Super Bowl
Even in a down year more than 103 million people watched the Super Bowl on NBC this year to say nothing of international broadcasts or the trouble calculating the impact of watch parties.
During the second quarter, announcers Al Michaels and Chris Collinsworth threw to a break that at least in many markets turned out to be nothing more than dead air. 20 or so seconds later the game picked up with a wide shot. So what happened?
NBC PR released a statement stating: “We had a brief equipment failure that we quickly resolved. No game action or commercial time were missed.” While NBC is unlikely to inform us of exactly what happened it looked like there was a broken trigger to local stopping the planned commercial from running. Some control rooms reportedly responded quickly to cover the dead air manually – many did not.
Nationally, 30 second commercials were selling for 5 million per spot. You can’t exactly just void the deal and let that go. Now, in the case of a live event what NBC likely did was to realign their break schedule to cover for the break that was supposed to take place during the 2nd quarter. But what if they could not do that as happens regularly with more ordinary programming?

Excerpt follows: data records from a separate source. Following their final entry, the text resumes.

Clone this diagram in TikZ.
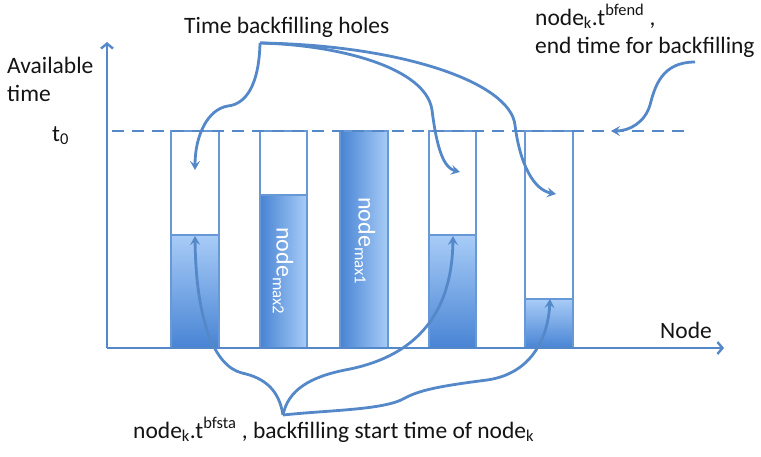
\documentclass[tikz,border=0pt]{standalone}
\usepackage{fontspec}
\setmainfont{Carlito}
\usetikzlibrary{arrows.meta}
\definecolor{lineblue}{RGB}{84,136,200}
\definecolor{edgeblue}{RGB}{104,152,214}
\definecolor{darkfill}{RGB}{72,132,212}
\definecolor{lightfill}{RGB}{168,204,247}
\definecolor{txt}{RGB}{20,20,20}
\begin{document}
\begin{tikzpicture}[x=1pt,y=-1pt,
  axtip/.tip={Straight Barb[length=5pt,width=12pt,line width=2.4pt]},
  ctip/.tip={Stealth[length=9pt,width=10pt,inset=3.5pt]},
  axisline/.style={line width=2.6pt,draw=lineblue,-axtip},
  guide/.style={line width=2.6pt,draw=lineblue,dash pattern=on 12pt off 8pt},
  conn/.style={line width=2.8pt,draw=lineblue,-ctip},
  barframe/.style={draw=edgeblue,line width=1.5pt,fill=white},
  vfill/.style={draw=edgeblue,line width=1.5pt,top color=lightfill,bottom color=darkfill},
  hfill/.style={draw=edgeblue,line width=1.5pt,left color=darkfill,right color=lightfill},
  lbl/.style={inner sep=0pt,text=txt,font=\fontsize{23.5}{28}\selectfont},
  barlbl/.style={inner sep=0pt,text=white,rotate=-90,anchor=west,font=\fontsize{24}{28}\selectfont}]
\useasboundingbox (0,0) rectangle (761,456);
\fill[white] (0,0) rectangle (761,456);

% bars
\draw[barframe] (171,131) rectangle (219,348);
\draw[vfill] (171,235) rectangle (219,348);
\draw[barframe] (260,131) rectangle (307,348);
\draw[hfill] (260,195) rectangle (307,348);
\draw[hfill] (340,131) rectangle (388,348);
\draw[barframe] (429,131) rectangle (476,348);
\draw[vfill] (429,235) rectangle (476,348);
\draw[barframe] (525,131) rectangle (573,348);
\draw[vfill] (525,299) rectangle (573,348);

\node[barlbl] (max2) at (283,227) {node\textsubscript{max2}};
\node[barlbl] (max1) at (365,197) {node\textsubscript{max1}};

% axes
\coordinate (origin) at (107,348);
\coordinate (ytop) at (107,42);
\coordinate (xend) at (724,348);
\draw[axisline] (origin) -- (ytop);
\draw[axisline] (origin) -- (xend);
\coordinate (dstart) at (112,131);
\coordinate (dend) at (688,131);
\draw[guide] (dstart) -- (dend);

% labels
\node[lbl,anchor=base west] (avail) at (7,73) {Available};
\node[lbl,anchor=base west] (time) at (7,101) {time};
\node[lbl,anchor=base west] (t0) at (52,141) {t\textsubscript{0}};
\node[lbl,anchor=base west] (nodeax) at (660,338) {Node};
\node[lbl,anchor=base west] (holes) at (184,33) {Time backfilling holes};
\node[lbl,anchor=base west] (bfend) at (535,25) {node\textsubscript{k}.t\textsuperscript{bfend} ,};
\node[lbl,anchor=base west] (endtxt) at (535,53) {end time for backfilling};
\node[lbl,anchor=base west] (bfsta) at (133,438) {node\textsubscript{k}.t\textsuperscript{bfsta} , backfilling start time of node\textsubscript{k}};

% connector anchors
\coordinate (hsrc) at (260,43);
\coordinate (h1) at (195,170);
\coordinate (h2) at (460,172);
\coordinate (h3) at (556,194);
\coordinate (esrc) at (695,62);
\coordinate (e1) at (611,131);
\coordinate (ssrc) at (283,415);
\coordinate (s1) at (195,236);
\coordinate (s2) at (453,236);
\coordinate (s3) at (550,299);

\draw[conn] (hsrc) .. controls (259,85) and (246,104) .. (228,106)
  .. controls (208,109) and (195,135) .. (h1);
\draw[conn] (hsrc) .. controls (340,45) and (426,68) .. (432,110)
  .. controls (437,150) and (444,168) .. (h2);
\draw[conn] (hsrc) .. controls (400,45) and (510,82) .. (515,125)
  .. controls (520,165) and (534,190) .. (h3);
\draw[conn] (esrc) .. controls (662,62) and (655,86) .. (650,105)
  .. controls (645,122) and (630,131) .. (e1);
\draw[conn] (ssrc) .. controls (279,390) and (265,378) .. (242,373)
  .. controls (214,366) and (196,320) .. (s1);
\draw[conn] (ssrc) .. controls (288,390) and (310,377) .. (345,370)
  .. controls (410,358) and (452,320) .. (s2);
\draw[conn] (ssrc) .. controls (330,410) and (385,410) .. (405,398)
  .. controls (420,390) and (440,386) .. (487,380)
  .. controls (530,374) and (548,340) .. (s3);
\end{tikzpicture}
\end{document}
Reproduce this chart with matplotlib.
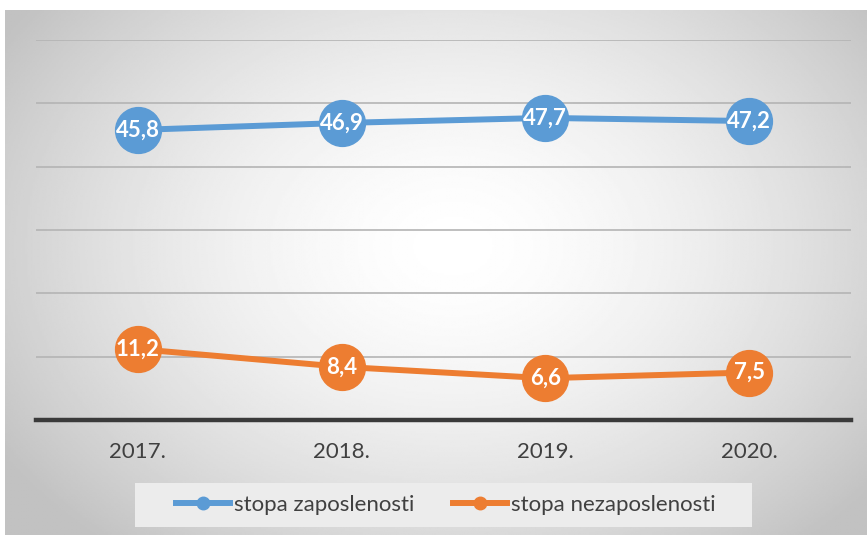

In this case, the advertiser and the broadcaster would need to arrange a make good for the spot. This is a replacement time to run the commercial for the same price for as good or better a rating. In the case of the Super Bowl it would necessarily have had to be multiple spots, because you certainly can’t wait until next year’s game, nor is there another program that pulls such a rating. The prestige associated with airing a Super Bowl commercial would also be a significant factor. I would have been interested to see what would have happened if a PR spin was applied to a lost Super Bowl commercial. How much extra digital attention could that have generated? Would it have been worth the loss of placement? Maybe. Remember when “The Interview” was pulled from theaters in 2014 and generated a remarkable amount of buzz for a comedy poking fun at North Korea.